____ Source material
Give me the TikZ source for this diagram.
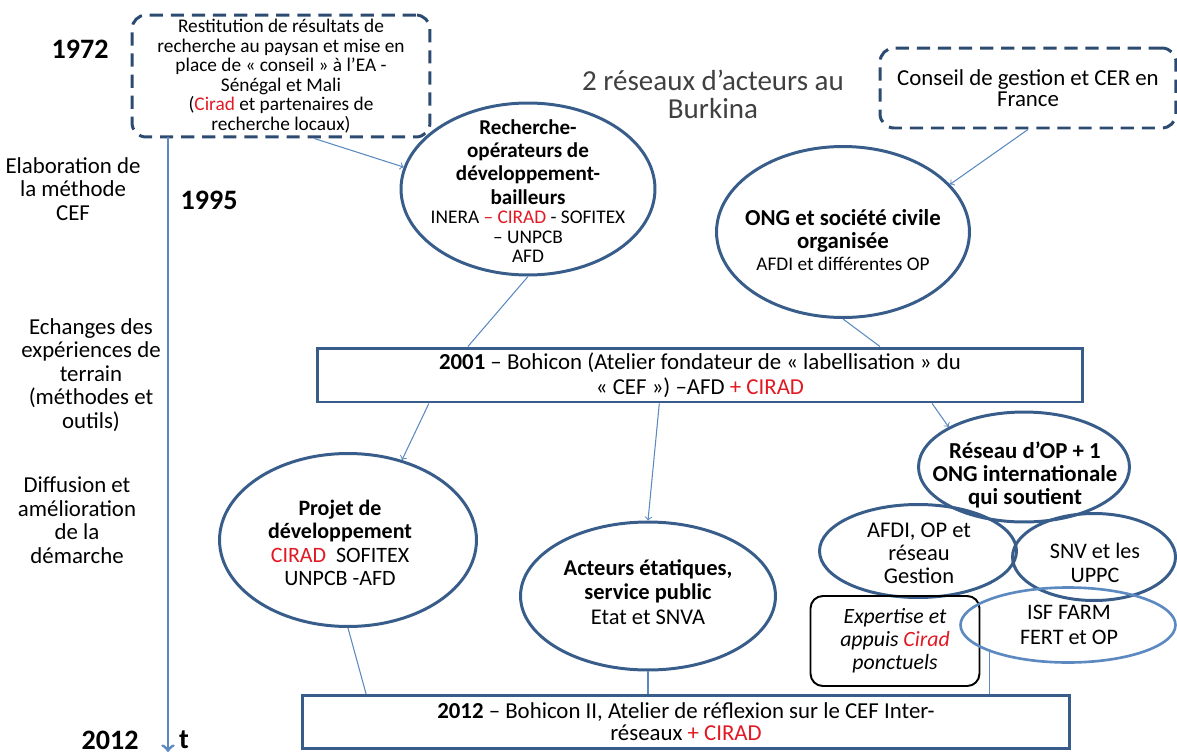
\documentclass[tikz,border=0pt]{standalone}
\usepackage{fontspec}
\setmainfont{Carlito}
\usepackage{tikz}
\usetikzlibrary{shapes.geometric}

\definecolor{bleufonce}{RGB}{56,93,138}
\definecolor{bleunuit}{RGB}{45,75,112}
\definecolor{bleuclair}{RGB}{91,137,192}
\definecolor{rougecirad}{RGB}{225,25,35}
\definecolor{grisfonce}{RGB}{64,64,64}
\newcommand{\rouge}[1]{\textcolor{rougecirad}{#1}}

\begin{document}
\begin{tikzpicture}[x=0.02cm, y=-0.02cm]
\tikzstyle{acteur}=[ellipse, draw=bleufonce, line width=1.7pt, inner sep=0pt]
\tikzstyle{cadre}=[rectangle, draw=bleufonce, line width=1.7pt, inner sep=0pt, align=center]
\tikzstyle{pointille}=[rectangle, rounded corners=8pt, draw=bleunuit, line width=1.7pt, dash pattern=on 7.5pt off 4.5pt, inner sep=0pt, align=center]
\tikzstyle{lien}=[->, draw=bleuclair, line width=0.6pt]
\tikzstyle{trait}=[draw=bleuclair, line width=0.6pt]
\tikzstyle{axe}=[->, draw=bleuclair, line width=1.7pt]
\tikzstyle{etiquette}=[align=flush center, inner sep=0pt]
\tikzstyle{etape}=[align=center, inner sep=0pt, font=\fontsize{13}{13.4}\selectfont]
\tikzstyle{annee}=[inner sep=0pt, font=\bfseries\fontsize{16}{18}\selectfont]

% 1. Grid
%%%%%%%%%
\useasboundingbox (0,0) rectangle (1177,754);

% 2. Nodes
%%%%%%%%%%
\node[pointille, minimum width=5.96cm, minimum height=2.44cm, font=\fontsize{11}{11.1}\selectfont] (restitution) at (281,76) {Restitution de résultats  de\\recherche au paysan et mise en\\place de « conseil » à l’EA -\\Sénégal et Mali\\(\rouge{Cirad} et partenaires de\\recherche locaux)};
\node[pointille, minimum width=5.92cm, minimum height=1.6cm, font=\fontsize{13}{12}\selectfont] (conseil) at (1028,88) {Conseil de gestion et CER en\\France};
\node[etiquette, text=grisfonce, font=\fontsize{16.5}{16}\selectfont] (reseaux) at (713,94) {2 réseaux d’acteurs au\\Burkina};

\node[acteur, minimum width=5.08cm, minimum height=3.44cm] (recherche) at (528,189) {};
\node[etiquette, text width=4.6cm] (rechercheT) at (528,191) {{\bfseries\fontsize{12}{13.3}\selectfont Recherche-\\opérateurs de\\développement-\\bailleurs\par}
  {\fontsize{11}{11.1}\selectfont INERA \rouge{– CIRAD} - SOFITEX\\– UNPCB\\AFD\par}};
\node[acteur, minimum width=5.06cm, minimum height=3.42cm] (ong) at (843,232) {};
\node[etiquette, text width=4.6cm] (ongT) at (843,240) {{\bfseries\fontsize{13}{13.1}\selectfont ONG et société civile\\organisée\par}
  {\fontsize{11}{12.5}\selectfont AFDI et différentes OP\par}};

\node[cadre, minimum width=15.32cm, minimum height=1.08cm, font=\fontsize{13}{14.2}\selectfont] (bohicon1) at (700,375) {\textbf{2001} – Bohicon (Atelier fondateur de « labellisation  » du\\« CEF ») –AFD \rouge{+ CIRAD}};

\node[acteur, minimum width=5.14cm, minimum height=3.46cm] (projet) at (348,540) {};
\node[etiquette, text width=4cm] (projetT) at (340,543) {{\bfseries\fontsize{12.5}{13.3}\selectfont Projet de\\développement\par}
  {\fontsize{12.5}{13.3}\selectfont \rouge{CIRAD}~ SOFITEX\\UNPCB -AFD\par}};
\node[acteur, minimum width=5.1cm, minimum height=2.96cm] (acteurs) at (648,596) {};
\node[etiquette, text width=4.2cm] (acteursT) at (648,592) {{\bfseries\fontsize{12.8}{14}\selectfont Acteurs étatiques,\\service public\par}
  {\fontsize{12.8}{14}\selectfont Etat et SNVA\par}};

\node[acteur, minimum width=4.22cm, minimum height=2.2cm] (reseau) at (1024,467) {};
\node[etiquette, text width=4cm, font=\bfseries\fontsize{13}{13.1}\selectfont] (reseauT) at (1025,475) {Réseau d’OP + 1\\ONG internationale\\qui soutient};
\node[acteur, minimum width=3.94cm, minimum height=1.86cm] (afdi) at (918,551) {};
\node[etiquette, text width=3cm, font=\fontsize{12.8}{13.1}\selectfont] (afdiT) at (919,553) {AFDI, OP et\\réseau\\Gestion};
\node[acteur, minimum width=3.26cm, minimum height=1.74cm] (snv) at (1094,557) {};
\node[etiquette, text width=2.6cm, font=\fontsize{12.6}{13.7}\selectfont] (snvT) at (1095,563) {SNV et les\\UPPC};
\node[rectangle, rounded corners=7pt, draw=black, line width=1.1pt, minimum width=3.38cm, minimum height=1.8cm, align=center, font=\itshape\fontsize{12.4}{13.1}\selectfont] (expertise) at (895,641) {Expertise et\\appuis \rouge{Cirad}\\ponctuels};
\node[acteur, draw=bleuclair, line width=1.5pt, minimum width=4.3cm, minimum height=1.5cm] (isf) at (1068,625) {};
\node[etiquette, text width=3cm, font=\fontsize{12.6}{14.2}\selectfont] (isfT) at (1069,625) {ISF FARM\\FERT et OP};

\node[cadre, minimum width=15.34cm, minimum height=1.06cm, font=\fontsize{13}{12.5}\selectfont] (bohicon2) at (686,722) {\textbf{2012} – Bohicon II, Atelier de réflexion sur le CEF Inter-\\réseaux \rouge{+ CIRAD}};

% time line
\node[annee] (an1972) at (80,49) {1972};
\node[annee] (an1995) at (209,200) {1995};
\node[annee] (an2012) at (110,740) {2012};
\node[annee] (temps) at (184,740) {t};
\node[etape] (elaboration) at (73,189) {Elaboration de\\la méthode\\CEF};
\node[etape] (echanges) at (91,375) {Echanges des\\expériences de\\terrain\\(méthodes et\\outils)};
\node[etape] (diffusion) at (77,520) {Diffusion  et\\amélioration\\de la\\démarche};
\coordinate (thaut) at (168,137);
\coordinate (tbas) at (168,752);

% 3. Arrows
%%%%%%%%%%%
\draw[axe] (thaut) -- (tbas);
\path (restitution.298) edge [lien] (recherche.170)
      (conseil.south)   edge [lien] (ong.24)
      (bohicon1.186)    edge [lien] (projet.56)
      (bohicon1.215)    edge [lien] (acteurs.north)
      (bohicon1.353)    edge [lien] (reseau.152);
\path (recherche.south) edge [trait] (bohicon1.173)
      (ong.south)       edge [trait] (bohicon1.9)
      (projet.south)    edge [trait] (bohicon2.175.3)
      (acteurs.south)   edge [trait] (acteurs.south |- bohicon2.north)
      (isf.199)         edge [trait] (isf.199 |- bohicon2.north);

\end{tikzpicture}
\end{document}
________
▸ **Task details**
Quote the data above in full, leaving out the pictures it holds.

▸ **Solution below**
Give me the TikZ source for this diagram.
\documentclass[tikz,border=0pt]{standalone}
\usepackage{fontspec}
\setmainfont{Carlito}
\usepackage{tikz}
\usetikzlibrary{shapes.geometric}

\definecolor{bleufonce}{RGB}{56,93,138}
\definecolor{bleunuit}{RGB}{45,75,112}
\definecolor{bleuclair}{RGB}{91,137,192}
\definecolor{rougecirad}{RGB}{225,25,35}
\definecolor{grisfonce}{RGB}{64,64,64}
\newcommand{\rouge}[1]{\textcolor{rougecirad}{#1}}

\begin{document}
\begin{tikzpicture}[x=0.02cm, y=-0.02cm]
\tikzstyle{acteur}=[ellipse, draw=bleufonce, line width=1.7pt, inner sep=0pt]
\tikzstyle{cadre}=[rectangle, draw=bleufonce, line width=1.7pt, inner sep=0pt, align=center]
\tikzstyle{pointille}=[rectangle, rounded corners=8pt, draw=bleunuit, line width=1.7pt, dash pattern=on 7.5pt off 4.5pt, inner sep=0pt, align=center]
\tikzstyle{lien}=[->, draw=bleuclair, line width=0.6pt]
\tikzstyle{trait}=[draw=bleuclair, line width=0.6pt]
\tikzstyle{axe}=[->, draw=bleuclair, line width=1.7pt]
\tikzstyle{etiquette}=[align=flush center, inner sep=0pt]
\tikzstyle{etape}=[align=center, inner sep=0pt, font=\fontsize{13}{13.4}\selectfont]
\tikzstyle{annee}=[inner sep=0pt, font=\bfseries\fontsize{16}{18}\selectfont]

% 1. Grid
%%%%%%%%%
\useasboundingbox (0,0) rectangle (1177,754);

% 2. Nodes
%%%%%%%%%%
\node[pointille, minimum width=5.96cm, minimum height=2.44cm, font=\fontsize{11}{11.1}\selectfont] (restitution) at (281,76) {Restitution de résultats  de\\recherche au paysan et mise en\\place de « conseil » à l’EA -\\Sénégal et Mali\\(\rouge{Cirad} et partenaires de\\recherche locaux)};
\node[pointille, minimum width=5.92cm, minimum height=1.6cm, font=\fontsize{13}{12}\selectfont] (conseil) at (1028,88) {Conseil de gestion et CER en\\France};
\node[etiquette, text=grisfonce, font=\fontsize{16.5}{16}\selectfont] (reseaux) at (713,94) {2 réseaux d’acteurs au\\Burkina};

\node[acteur, minimum width=5.08cm, minimum height=3.44cm] (recherche) at (528,189) {};
\node[etiquette, text width=4.6cm] (rechercheT) at (528,191) {{\bfseries\fontsize{12}{13.3}\selectfont Recherche-\\opérateurs de\\développement-\\bailleurs\par}
  {\fontsize{11}{11.1}\selectfont INERA \rouge{– CIRAD} - SOFITEX\\– UNPCB\\AFD\par}};
\node[acteur, minimum width=5.06cm, minimum height=3.42cm] (ong) at (843,232) {};
\node[etiquette, text width=4.6cm] (ongT) at (843,240) {{\bfseries\fontsize{13}{13.1}\selectfont ONG et société civile\\organisée\par}
  {\fontsize{11}{12.5}\selectfont AFDI et différentes OP\par}};

\node[cadre, minimum width=15.32cm, minimum height=1.08cm, font=\fontsize{13}{14.2}\selectfont] (bohicon1) at (700,375) {\textbf{2001} – Bohicon (Atelier fondateur de « labellisation  » du\\« CEF ») –AFD \rouge{+ CIRAD}};

\node[acteur, minimum width=5.14cm, minimum height=3.46cm] (projet) at (348,540) {};
\node[etiquette, text width=4cm] (projetT) at (340,543) {{\bfseries\fontsize{12.5}{13.3}\selectfont Projet de\\développement\par}
  {\fontsize{12.5}{13.3}\selectfont \rouge{CIRAD}~ SOFITEX\\UNPCB -AFD\par}};
\node[acteur, minimum width=5.1cm, minimum height=2.96cm] (acteurs) at (648,596) {};
\node[etiquette, text width=4.2cm] (acteursT) at (648,592) {{\bfseries\fontsize{12.8}{14}\selectfont Acteurs étatiques,\\service public\par}
  {\fontsize{12.8}{14}\selectfont Etat et SNVA\par}};

\node[acteur, minimum width=4.22cm, minimum height=2.2cm] (reseau) at (1024,467) {};
\node[etiquette, text width=4cm, font=\bfseries\fontsize{13}{13.1}\selectfont] (reseauT) at (1025,475) {Réseau d’OP + 1\\ONG internationale\\qui soutient};
\node[acteur, minimum width=3.94cm, minimum height=1.86cm] (afdi) at (918,551) {};
\node[etiquette, text width=3cm, font=\fontsize{12.8}{13.1}\selectfont] (afdiT) at (919,553) {AFDI, OP et\\réseau\\Gestion};
\node[acteur, minimum width=3.26cm, minimum height=1.74cm] (snv) at (1094,557) {};
\node[etiquette, text width=2.6cm, font=\fontsize{12.6}{13.7}\selectfont] (snvT) at (1095,563) {SNV et les\\UPPC};
\node[rectangle, rounded corners=7pt, draw=black, line width=1.1pt, minimum width=3.38cm, minimum height=1.8cm, align=center, font=\itshape\fontsize{12.4}{13.1}\selectfont] (expertise) at (895,641) {Expertise et\\appuis \rouge{Cirad}\\ponctuels};
\node[acteur, draw=bleuclair, line width=1.5pt, minimum width=4.3cm, minimum height=1.5cm] (isf) at (1068,625) {};
\node[etiquette, text width=3cm, font=\fontsize{12.6}{14.2}\selectfont] (isfT) at (1069,625) {ISF FARM\\FERT et OP};

\node[cadre, minimum width=15.34cm, minimum height=1.06cm, font=\fontsize{13}{12.5}\selectfont] (bohicon2) at (686,722) {\textbf{2012} – Bohicon II, Atelier de réflexion sur le CEF Inter-\\réseaux \rouge{+ CIRAD}};

% time line
\node[annee] (an1972) at (80,49) {1972};
\node[annee] (an1995) at (209,200) {1995};
\node[annee] (an2012) at (110,740) {2012};
\node[annee] (temps) at (184,740) {t};
\node[etape] (elaboration) at (73,189) {Elaboration de\\la méthode\\CEF};
\node[etape] (echanges) at (91,375) {Echanges des\\expériences de\\terrain\\(méthodes et\\outils)};
\node[etape] (diffusion) at (77,520) {Diffusion  et\\amélioration\\de la\\démarche};
\coordinate (thaut) at (168,137);
\coordinate (tbas) at (168,752);

% 3. Arrows
%%%%%%%%%%%
\draw[axe] (thaut) -- (tbas);
\path (restitution.298) edge [lien] (recherche.170)
      (conseil.south)   edge [lien] (ong.24)
      (bohicon1.186)    edge [lien] (projet.56)
      (bohicon1.215)    edge [lien] (acteurs.north)
      (bohicon1.353)    edge [lien] (reseau.152);
\path (recherche.south) edge [trait] (bohicon1.173)
      (ong.south)       edge [trait] (bohicon1.9)
      (projet.south)    edge [trait] (bohicon2.175.3)
      (acteurs.south)   edge [trait] (acteurs.south |- bohicon2.north)
      (isf.199)         edge [trait] (isf.199 |- bohicon2.north);

\end{tikzpicture}
\end{document}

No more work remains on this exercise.